*PROBLEM STATEMENT:*
Every record that follows must be duplicated exactly, with images left out.

Start of MATERIAL SHOWN

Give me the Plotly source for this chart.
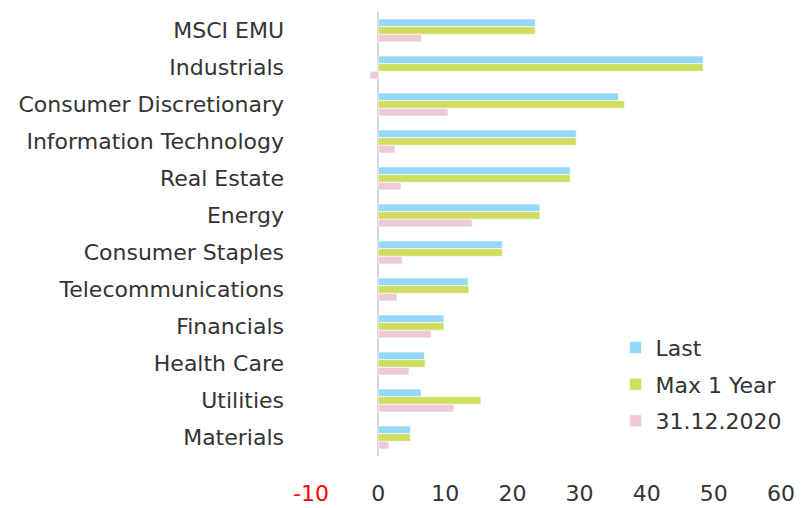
import plotly.graph_objects as go

categories = ["MSCI EMU", "Industrials", "Consumer Discretionary", "Information Technology",
              "Real Estate", "Energy", "Consumer Staples", "Telecommunications",
              "Financials", "Health Care", "Utilities", "Materials"]
last = [23.4, 48.4, 35.8, 29.5, 28.6, 24.1, 18.5, 13.4, 9.8, 6.9, 6.4, 4.8]
max_1y = [23.4, 48.4, 36.7, 29.5, 28.6, 24.1, 18.5, 13.5, 9.8, 7.0, 15.3, 4.8]
dec_2020 = [6.5, -1.2, 10.4, 2.5, 3.4, 14.0, 3.6, 2.8, 7.9, 4.6, 11.3, 1.6]
tick_vals = [-10, 0, 10, 20, 30, 40, 50, 60]
tick_text = ['<span style="color:#ff0000">-10</span>', "0", "10", "20", "30", "40", "50", "60"]

series = [("Last", last, "#95d9f8"), ("Max 1 Year", max_1y, "#cfdd60"), ("31.12.2020", dec_2020, "#eecad6")]

fig = go.Figure()
for name, vals, col in series:
    fig.add_trace(go.Bar(y=categories, x=vals, name=name, orientation="h", legendgroup=name,
                         marker=dict(color=col, line=dict(color="rgba(255,255,255,0.6)", width=1))))

font = "DejaVu Sans, sans-serif"
fig.update_layout(
    width=795, height=500,
    margin=dict(l=303, r=22, t=4, b=52),
    paper_bgcolor="white", plot_bgcolor="white",
    barmode="group", bargap=0.38, bargroupgap=0,
    font=dict(family=font, size=22, color="#333333"),
    showlegend=True,
    legend=dict(x=0.648, y=0.291, xanchor="left", yanchor="top", font=dict(size=22),
                bgcolor="rgba(0,0,0,0)", itemwidth=30, tracegroupgap=5),
    xaxis=dict(range=[-10, 60], tickvals=tick_vals, ticktext=tick_text, showgrid=False,
               zeroline=True, zerolinecolor="#d6d6d6", zerolinewidth=2, showline=False,
               ticks="", ticklabelstandoff=22, tickfont=dict(size=22), automargin=False),
    yaxis=dict(autorange="reversed", showgrid=False, showline=False, ticks="",
               ticklabelstandoff=26, tickfont=dict(size=22), automargin=False),
)
fig.write_html("out.html")
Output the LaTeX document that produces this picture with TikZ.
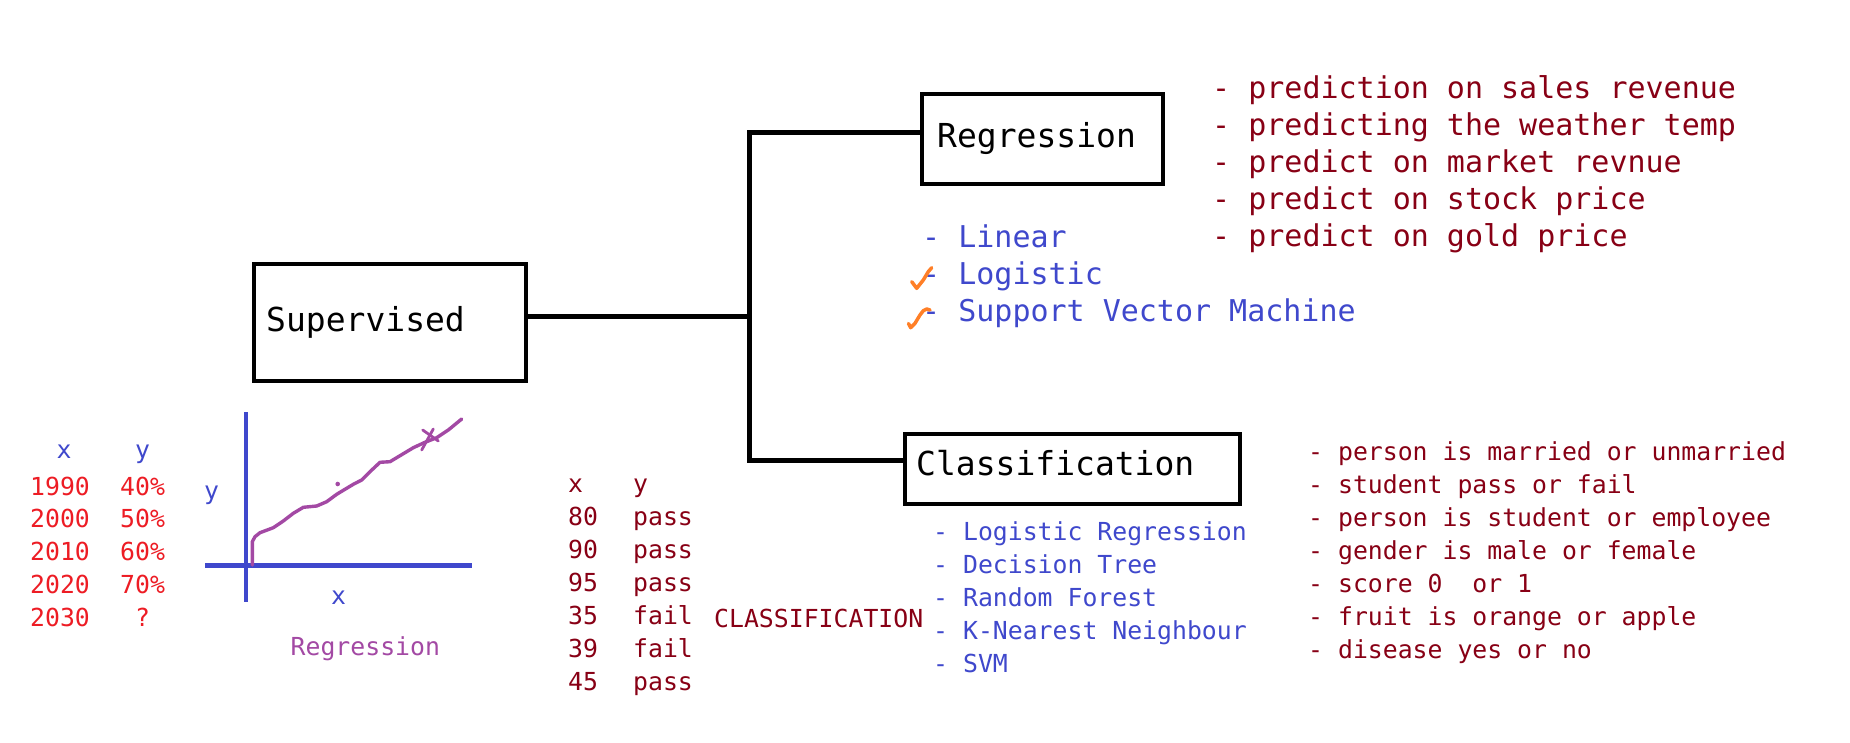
\documentclass[tikz,border=0pt]{standalone}
\usepackage{fontspec}
\newfontfamily\monofam{DejaVu Sans Mono}
\definecolor{pblue}{RGB}{63,72,204}
\definecolor{pred}{RGB}{237,28,36}
\definecolor{pdred}{RGB}{136,0,21}
\definecolor{ppurple}{RGB}{163,73,164}
\definecolor{porange}{RGB}{255,127,39}
\begin{document}
\begin{tikzpicture}[x=1pt,y=-1pt,
  box/.style={draw=black,line width=4.5pt,inner sep=0pt},
  conn/.style={draw=black,line width=5pt},
  tl/.style={font=\monofam\fontsize{33}{40}\selectfont,inner sep=0pt,anchor=base west},
  tm/.style={font=\monofam\fontsize{30}{37}\selectfont,inner sep=0pt,anchor=base west},
  ts/.style={font=\monofam\fontsize{24.8}{33}\selectfont,inner sep=0pt,anchor=base west},
  axisline/.style={draw=pblue,line width=4.5pt},
  pen/.style={draw=ppurple,line width=3.4pt,line cap=round,line join=round},
  tickmark/.style={draw=porange,line width=3.5pt,line cap=round,line join=round}]
\useasboundingbox[fill=white] (0,0) rectangle (1850,743);

% boxes
\node[box,minimum width=272pt,minimum height=117pt] (sup) at (390,322.5) {};
\node[box,minimum width=241pt,minimum height=90pt] (reg) at (1042.5,139) {};
\node[box,minimum width=335pt,minimum height=70pt] (cls) at (1072.5,469) {};
\node[tl] (supT) at (266,331) {Supervised};
\node[tl] (regT) at (937,148) {Regression};
\node[tl] (clsT) at (916,475) {Classification};

% connectors
\coordinate (J) at (749.5,317);
\coordinate (T) at (749.5,133);
\coordinate (B) at (749.5,460);
\draw[conn] (sup.east |- J) -- (J);
\draw[conn] (reg.west |- T) -- (T) -- (B) -- (cls.west |- B);

% regression examples
\foreach \t [count=\i from 0] in {prediction on sales revenue,predicting the weather temp,predict on market revnue,predict on stock price,predict on gold price}
  \node[tm,pdred] (rx\i) at (1212,{98.5+37*\i}) {- \t};
\foreach \t [count=\i from 0] in {Linear,Logistic,Support Vector Machine}
  \node[tm,pblue] (ra\i) at (922,{247.5+37*\i}) {- \t};
\draw[tickmark] (911.7,281.7) -- (916.7,288.3) -- (923.3,280) -- (928.3,271.7) -- (931.7,267.7);
\draw[tickmark] (908.5,323.5) -- (910.7,327.7) -- (915,323.3) -- (920,315) -- (923.3,310.7) -- (926.7,309) -- (930,310);

% classification algorithms and examples
\foreach \t [count=\i from 0] in {Logistic Regression,Decision Tree,Random Forest,K-Nearest Neighbour,SVM}
  \node[ts,pblue] (ca\i) at (933,{540+33.2*\i}) {- \t};
\foreach \t [count=\i from 0] in {person is married or unmarried,student pass or fail,person is student or employee,gender is male or female,score 0\ \ or 1,fruit is orange or apple,disease yes or no}
  \node[ts,pdred] (cx\i) at (1308,{460+33*\i}) {- \t};

% middle table
\node[ts,pdred] (mx) at (568,492) {x};
\node[ts,pdred] (my) at (633,492) {y};
\foreach \a/\b [count=\i from 0] in {80/pass,90/pass,95/pass,35/fail,39/fail,45/pass}{
  \node[ts,pdred] (ma\i) at (568,{525+33*\i}) {\a};
  \node[ts,pdred] (mb\i) at (633,{525+33*\i}) {\b};
}
\node[ts,pdred] (clsword) at (714,627) {CLASSIFICATION};

% left table
\node[ts,pblue] (lx) at (56.5,458) {x};
\node[ts,pblue] (ly) at (135,458) {y};
\foreach \a/\b [count=\i from 0] in {1990/40\%,2000/50\%,2010/60\%,2020/70\%}{
  \node[ts,pred] (la\i) at (30,{495+32.8*\i}) {\a};
  \node[ts,pred] (lb\i) at (120,{495+32.8*\i}) {\b};
}
\node[ts,pred] (la4) at (30,626) {2030};
\node[ts,pred] (lb4) at (135,626) {?};

% regression graph
\draw[axisline] (246,412) -- (246,602);
\draw[axisline] (205,565.3) -- (472,565.3);
\node[ts,pblue] (gy) at (204,499) {y};
\node[ts,pblue] (gx) at (331,604) {x};
\node[ts,ppurple] (gr) at (290.5,655) {Regression};
\draw[pen] (252.3,565) -- (252.3,541.7) -- (255,536.7) -- (260,532.7) -- (273.3,527.7) -- (283.3,521) -- (293.3,513.3) -- (303.3,507.3) -- (316.7,506) -- (326.7,501.7) -- (336.7,494.3) -- (353.3,484.3) -- (361.7,480) -- (370,471.7) -- (380,462.3) -- (390,461.7) -- (400,455.7) -- (413.3,447.7) -- (425,442.3) -- (436.7,437.7) -- (448.3,430) -- (461.7,419);
\fill[ppurple] (337.7,484) circle (2.3pt);
\draw[pen,line width=2.8pt] (422.7,430) -- (438.3,441);
\draw[pen,line width=2.8pt] (433.3,429) -- (421.7,450);
\end{tikzpicture}
\end{document}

End of MATERIAL SHOWN

*EXPECTED ANSWER:*
Give me the Plotly source for this chart.
import plotly.graph_objects as go

categories = ["MSCI EMU", "Industrials", "Consumer Discretionary", "Information Technology",
              "Real Estate", "Energy", "Consumer Staples", "Telecommunications",
              "Financials", "Health Care", "Utilities", "Materials"]
last = [23.4, 48.4, 35.8, 29.5, 28.6, 24.1, 18.5, 13.4, 9.8, 6.9, 6.4, 4.8]
max_1y = [23.4, 48.4, 36.7, 29.5, 28.6, 24.1, 18.5, 13.5, 9.8, 7.0, 15.3, 4.8]
dec_2020 = [6.5, -1.2, 10.4, 2.5, 3.4, 14.0, 3.6, 2.8, 7.9, 4.6, 11.3, 1.6]
tick_vals = [-10, 0, 10, 20, 30, 40, 50, 60]
tick_text = ['<span style="color:#ff0000">-10</span>', "0", "10", "20", "30", "40", "50", "60"]

series = [("Last", last, "#95d9f8"), ("Max 1 Year", max_1y, "#cfdd60"), ("31.12.2020", dec_2020, "#eecad6")]

fig = go.Figure()
for name, vals, col in series:
    fig.add_trace(go.Bar(y=categories, x=vals, name=name, orientation="h", legendgroup=name,
                         marker=dict(color=col, line=dict(color="rgba(255,255,255,0.6)", width=1))))

font = "DejaVu Sans, sans-serif"
fig.update_layout(
    width=795, height=500,
    margin=dict(l=303, r=22, t=4, b=52),
    paper_bgcolor="white", plot_bgcolor="white",
    barmode="group", bargap=0.38, bargroupgap=0,
    font=dict(family=font, size=22, color="#333333"),
    showlegend=True,
    legend=dict(x=0.648, y=0.291, xanchor="left", yanchor="top", font=dict(size=22),
                bgcolor="rgba(0,0,0,0)", itemwidth=30, tracegroupgap=5),
    xaxis=dict(range=[-10, 60], tickvals=tick_vals, ticktext=tick_text, showgrid=False,
               zeroline=True, zerolinecolor="#d6d6d6", zerolinewidth=2, showline=False,
               ticks="", ticklabelstandoff=22, tickfont=dict(size=22), automargin=False),
    yaxis=dict(autorange="reversed", showgrid=False, showline=False, ticks="",
               ticklabelstandoff=26, tickfont=dict(size=22), automargin=False),
)
fig.write_html("out.html")
Output the LaTeX document that produces this picture with TikZ.
\documentclass[tikz,border=0pt]{standalone}
\usepackage{fontspec}
\newfontfamily\monofam{DejaVu Sans Mono}
\definecolor{pblue}{RGB}{63,72,204}
\definecolor{pred}{RGB}{237,28,36}
\definecolor{pdred}{RGB}{136,0,21}
\definecolor{ppurple}{RGB}{163,73,164}
\definecolor{porange}{RGB}{255,127,39}
\begin{document}
\begin{tikzpicture}[x=1pt,y=-1pt,
  box/.style={draw=black,line width=4.5pt,inner sep=0pt},
  conn/.style={draw=black,line width=5pt},
  tl/.style={font=\monofam\fontsize{33}{40}\selectfont,inner sep=0pt,anchor=base west},
  tm/.style={font=\monofam\fontsize{30}{37}\selectfont,inner sep=0pt,anchor=base west},
  ts/.style={font=\monofam\fontsize{24.8}{33}\selectfont,inner sep=0pt,anchor=base west},
  axisline/.style={draw=pblue,line width=4.5pt},
  pen/.style={draw=ppurple,line width=3.4pt,line cap=round,line join=round},
  tickmark/.style={draw=porange,line width=3.5pt,line cap=round,line join=round}]
\useasboundingbox[fill=white] (0,0) rectangle (1850,743);

% boxes
\node[box,minimum width=272pt,minimum height=117pt] (sup) at (390,322.5) {};
\node[box,minimum width=241pt,minimum height=90pt] (reg) at (1042.5,139) {};
\node[box,minimum width=335pt,minimum height=70pt] (cls) at (1072.5,469) {};
\node[tl] (supT) at (266,331) {Supervised};
\node[tl] (regT) at (937,148) {Regression};
\node[tl] (clsT) at (916,475) {Classification};

% connectors
\coordinate (J) at (749.5,317);
\coordinate (T) at (749.5,133);
\coordinate (B) at (749.5,460);
\draw[conn] (sup.east |- J) -- (J);
\draw[conn] (reg.west |- T) -- (T) -- (B) -- (cls.west |- B);

% regression examples
\foreach \t [count=\i from 0] in {prediction on sales revenue,predicting the weather temp,predict on market revnue,predict on stock price,predict on gold price}
  \node[tm,pdred] (rx\i) at (1212,{98.5+37*\i}) {- \t};
\foreach \t [count=\i from 0] in {Linear,Logistic,Support Vector Machine}
  \node[tm,pblue] (ra\i) at (922,{247.5+37*\i}) {- \t};
\draw[tickmark] (911.7,281.7) -- (916.7,288.3) -- (923.3,280) -- (928.3,271.7) -- (931.7,267.7);
\draw[tickmark] (908.5,323.5) -- (910.7,327.7) -- (915,323.3) -- (920,315) -- (923.3,310.7) -- (926.7,309) -- (930,310);

% classification algorithms and examples
\foreach \t [count=\i from 0] in {Logistic Regression,Decision Tree,Random Forest,K-Nearest Neighbour,SVM}
  \node[ts,pblue] (ca\i) at (933,{540+33.2*\i}) {- \t};
\foreach \t [count=\i from 0] in {person is married or unmarried,student pass or fail,person is student or employee,gender is male or female,score 0\ \ or 1,fruit is orange or apple,disease yes or no}
  \node[ts,pdred] (cx\i) at (1308,{460+33*\i}) {- \t};

% middle table
\node[ts,pdred] (mx) at (568,492) {x};
\node[ts,pdred] (my) at (633,492) {y};
\foreach \a/\b [count=\i from 0] in {80/pass,90/pass,95/pass,35/fail,39/fail,45/pass}{
  \node[ts,pdred] (ma\i) at (568,{525+33*\i}) {\a};
  \node[ts,pdred] (mb\i) at (633,{525+33*\i}) {\b};
}
\node[ts,pdred] (clsword) at (714,627) {CLASSIFICATION};

% left table
\node[ts,pblue] (lx) at (56.5,458) {x};
\node[ts,pblue] (ly) at (135,458) {y};
\foreach \a/\b [count=\i from 0] in {1990/40\%,2000/50\%,2010/60\%,2020/70\%}{
  \node[ts,pred] (la\i) at (30,{495+32.8*\i}) {\a};
  \node[ts,pred] (lb\i) at (120,{495+32.8*\i}) {\b};
}
\node[ts,pred] (la4) at (30,626) {2030};
\node[ts,pred] (lb4) at (135,626) {?};

% regression graph
\draw[axisline] (246,412) -- (246,602);
\draw[axisline] (205,565.3) -- (472,565.3);
\node[ts,pblue] (gy) at (204,499) {y};
\node[ts,pblue] (gx) at (331,604) {x};
\node[ts,ppurple] (gr) at (290.5,655) {Regression};
\draw[pen] (252.3,565) -- (252.3,541.7) -- (255,536.7) -- (260,532.7) -- (273.3,527.7) -- (283.3,521) -- (293.3,513.3) -- (303.3,507.3) -- (316.7,506) -- (326.7,501.7) -- (336.7,494.3) -- (353.3,484.3) -- (361.7,480) -- (370,471.7) -- (380,462.3) -- (390,461.7) -- (400,455.7) -- (413.3,447.7) -- (425,442.3) -- (436.7,437.7) -- (448.3,430) -- (461.7,419);
\fill[ppurple] (337.7,484) circle (2.3pt);
\draw[pen,line width=2.8pt] (422.7,430) -- (438.3,441);
\draw[pen,line width=2.8pt] (433.3,429) -- (421.7,450);
\end{tikzpicture}
\end{document}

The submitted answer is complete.